• [Task description] Below are the records. Gather each line that holds "this".

Rows from a dataset of charts and code:
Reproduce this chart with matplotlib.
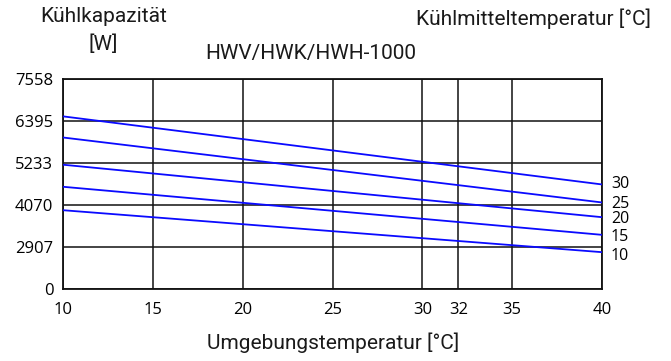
import numpy as np
import matplotlib
matplotlib.use('Agg')
import matplotlib.pyplot as plt

plt.rcParams.update({
    'font.family': ['Open Sans', 'DejaVu Sans'],
    'font.size': 12,
})

# ambient temperature range
t_amb = [10, 40]
x_ticks = [10, 15, 20, 25, 30, 32, 35, 40]

# cooling capacity tick values (drawn equally spaced)
y_ticks = [0, 2907, 4070, 5233, 6395, 7558]

# coolant temperature -> capacity at 10 and 40 degC ambient
coolant = ['30', '25', '20', '15', '10']
capacity = [
    [6525, 4643],
    [5941, 4145],
    [5189, 3738],
    [4579, 3250],
    [3931, 2566],
]
label_nudge = [0, -1.2, -1.0, -1.8, -2.4]  # points, keeps the end labels apart

idx = np.arange(len(y_ticks))


def fwd(v):
    return np.interp(v, y_ticks, idx)


def inv(v):
    return np.interp(v, idx, y_ticks)


fig = plt.figure(figsize=(6.71, 3.61), dpi=100)
ax = fig.add_axes([63 / 671, 1 - 289.3 / 361, (602 - 63) / 671, (289.3 - 79) / 361])
ax.set_yscale('function', functions=(fwd, inv))

for vals, lab, dy in zip(capacity, coolant, label_nudge):
    ax.plot(t_amb, vals, color='#0a0aff', lw=1.3, zorder=3, solid_capstyle='butt')
    ax.annotate(lab, xy=(t_amb[-1], vals[-1]), xytext=(6.5, dy), textcoords='offset points',
                ha='left', va='center', fontsize=11.5, annotation_clip=False)

ax.set_xlim(10, 40)
ax.set_ylim(0, 7558)
ax.set_xticks(x_ticks)
ax.set_yticks(y_ticks)
ax.set_yticklabels([str(v) for v in y_ticks])
ax.grid(True, color='#111111', lw=1.1)
ax.tick_params(length=0)
ax.tick_params(axis='x', pad=9)
ax.tick_params(axis='y', pad=7)
for s in ax.spines.values():
    s.set_color('#111111')
    s.set_linewidth(1.3)

title_font = dict(family=['Roboto', 'DejaVu Sans'], fontweight='normal', fontsize=15,
                  ha='center', va='center', color='#1a1a1a')


def px(x, y):
    return x / 671, 1 - y / 361


fig.text(*px(104, 17), 'Kühlkapazität', **title_font)
fig.text(*px(103, 44), '[W]', **title_font)
fig.text(*px(311, 53), 'HWV/HWK/HWH-1000', **title_font)
fig.text(*px(534, 19), 'Kühlmitteltemperatur [°C]', **title_font)
fig.text(*px(333, 343), 'Umgebungstemperatur [°C]', **title_font)

fig.savefig('out.png', dpi=100)
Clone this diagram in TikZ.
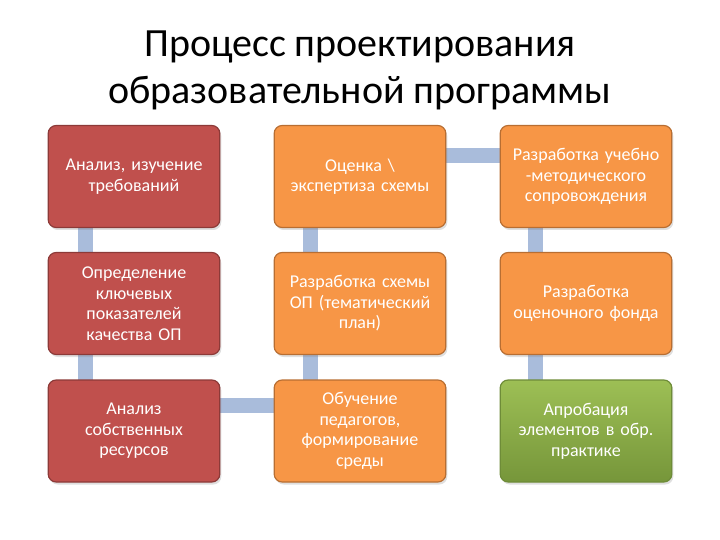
\documentclass[tikz,border=0pt]{standalone}
\usepackage{fontspec}
\setmainfont{Carlito}
\usetikzlibrary{shadows,backgrounds}
\definecolor{redfill}{HTML}{C0504D}
\definecolor{redline}{HTML}{8C3A38}
\definecolor{orfill}{HTML}{F79646}
\definecolor{orline}{HTML}{B86E32}
\definecolor{grtop}{HTML}{9DBF55}
\definecolor{grbot}{HTML}{76963A}
\definecolor{grline}{HTML}{6E8C38}
\definecolor{connc}{HTML}{A9BCDB}
\newcommand\myboxfont{\fontsize{18}{20.5}\selectfont\spaceskip=0.22em\relax}
\tikzset{
  box/.style={rounded corners=8pt, minimum width=171pt, minimum height=102pt,
    text width=165pt, align=center, text=white, line width=1.2pt,
    font=\myboxfont,
    drop shadow={opacity=0.25, shadow xshift=1.5pt, shadow yshift=-2.5pt}},
  redbox/.style={box, fill=redfill, draw=redline},
  orbox/.style={box, fill=orfill, draw=orline},
  grbox/.style={box, top color=grtop, bottom color=grbot, draw=grline},
  conn/.style={connc, line width=15pt},
}
\begin{document}
\begin{tikzpicture}[x=1pt,y=-1pt]
\useasboundingbox (0,0) rectangle (720,540);
\node[font=\fontsize{40}{47}\selectfont, align=center] (title) at (360,70)
  {Процесс проектирования\\образовательной программы};
\node[redbox] (a1) at (134,176.5) {Анализ, изучение\\требований};
\node[redbox] (a2) at (134,303.5) {Определение\\ключевых\\показателей\\качества ОП};
\node[redbox] (a3) at (134,431) {Анализ\\собственных\\ресурсов};
\node[orbox] (b1) at (360,176.5) {Оценка \textbackslash\\экспертиза схемы};
\node[orbox] (b2) at (360,303.5) {Разработка схемы\\ОП (тематический\\план)};
\node[orbox] (b3) at (360,431) {Обучение\\педагогов,\\формирование\\среды};
\node[orbox] (c1) at (586,176.5) {Разработка учебно\\-методического\\сопровождения};
\node[orbox] (c2) at (586,303.5) {Разработка\\оценочного фонда};
\node[grbox] (c3) at (586,431) {Апробация\\элементов в обр.\\практике};
\begin{scope}[on background layer]
\draw[conn] ([xshift=-49pt]a1.center) -- ([xshift=-49pt]a2.center);
\draw[conn] ([xshift=-49pt]a2.center) -- ([xshift=-49pt]a3.center);
\draw[conn] ([yshift=26pt]a3.center) -- ([yshift=26pt]b3.center);
\draw[conn] ([xshift=-50pt]b3.center) -- ([xshift=-50pt]b2.center);
\draw[conn] ([xshift=-50pt]b2.center) -- ([xshift=-50pt]b1.center);
\draw[conn] ([yshift=21pt]b1.center) -- ([yshift=21pt]c1.center);
\draw[conn] ([xshift=-51pt]c1.center) -- ([xshift=-51pt]c2.center);
\draw[conn] ([xshift=-51pt]c2.center) -- ([xshift=-51pt]c3.center);
\end{scope}
\end{tikzpicture}
\end{document}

• [Expected output]
Reproduce this chart with matplotlib.
Clone this diagram in TikZ.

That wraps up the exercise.